Bondi’s book comforts me because in 1993 after suffering a major stroke I hung on the side of Mother’s bed begging her to wake up and come back to us. I think that I got my wish because she responded out of her love for us without a thought about herself. As usual! Unfortunately, she came back with only the faintest resemblance of her old self. She was so debilitated. She could move one finger and smile just a bit and that was it. In her gift to us she allowed us a few weeks to say goodbye and let her go. As she was finally dying, like Roberta Bondi’s Auntie Ree, you could see the response in Mother’s eyes, “You have given me eternity, my darlings.”

As Halloween approaches and I think of Mother I find great comfort in the Apostles’ Creed. In it we say that we believe in the “Communion of Saints.” What does it mean? Very few of the classes that I had in seminary discussed it, so I naturally assumed it had something to do with Holy Communion, the Lord’s Supper. It’s not that it doesn’t in a tangential way, but the creed speaks of a communion that goes well beyond the tremedum mysterium of a regular Communion service. It really wasn’t until my parents died that a study of eschatology gave me a proper grip on the subject.
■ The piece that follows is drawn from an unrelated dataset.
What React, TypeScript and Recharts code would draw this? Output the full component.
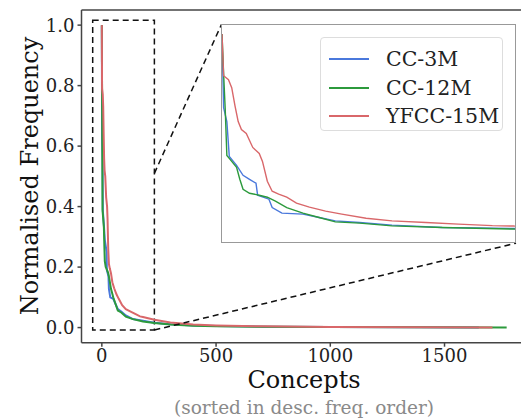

The “Communion of Saints” is all about eschatology. Eschatology is literally “a study of last things” –  “eternal things.” So, when we say that we believe in the “Communion of Saints” we’re saying that we believe that there is some sort of mystical interaction, call it influence, memory, or inward impression that occurs between the saints in heaven and those on earth – an intersection of this life and the after-life. Saints on earth are called the Church Militant because we’re still struggling through life. The saints in heaven are called The Church Triumphant because they have overcome. Though dead, they are yet alive and continue to influence and inspire us to greatness.

They cannot see the bad things that we do. That wouldn’t be heaven, would it? I cherish the hope that just as much as I can feel my mother and father’s cheerleading presence, somehow, they, too, can know the good things that happen in my life. If they can see the good that I do, I am inspired to do all the more. Therefore, the “Communion of Saints” is a wonderful basis for inspiration and hope. It evokes the image of the family table reunited, loved ones living eternally, the cross-generational transmission of positive influence, and the circle unbroken.

Robert Benton’s Academy Award-winning film “Places in the Heart” captures this motif better than I can say it. The movie is a story of a young woman, played by Sally Field, widowed within the first few minutes of the film, struggling against all odds in a desolate corner of Texas during the 1930s. Her husband is killed and human vultures try to take away the only thing her husband has left her and her two small children – a small farm. The tapestry of Benton’s story is woven with every sin and hardship imaginable.

Then the film ends with a communion service. At first the camera shows you a few of the good folk in town. Next, the film reveals some of the not-so-good characters who have been part of the movie, like the banker and others who conspired to take away the farm. They’re all sitting together on the same pew, or in the same church. Suddenly the scene morphs into a visualization of the Communion of Saints. The camera continues to move with the cups of wine. There is the faithful African-American farmhand who helped bring in the crop so the widow might pay her mortgage; next to him, the blind boarder. The plate passes to the children, then to their mother. She is seated next to her late husband. As you are trying to take this in, the plate moves to the deceased young man who shot her husband. They commune, and each responds one to the other: “the peace of God.” All these folks, some dead and some alive, commune, and there’s peace!

 This is more than a regular Sunday morning Communion service; this is the kingdom, eternity captured in time. This is not a human point of view. The camera has given us a new look at life, the way Jesus said God looks at it. God has done something to enable everyone to come home. The apostle Paul says it this way: “In Christ, God was reconciling us to himself, not counting our trespasses against us.” This is the Communion of Saints that we celebrate! This coming All Saints Day I will remember and offer peace.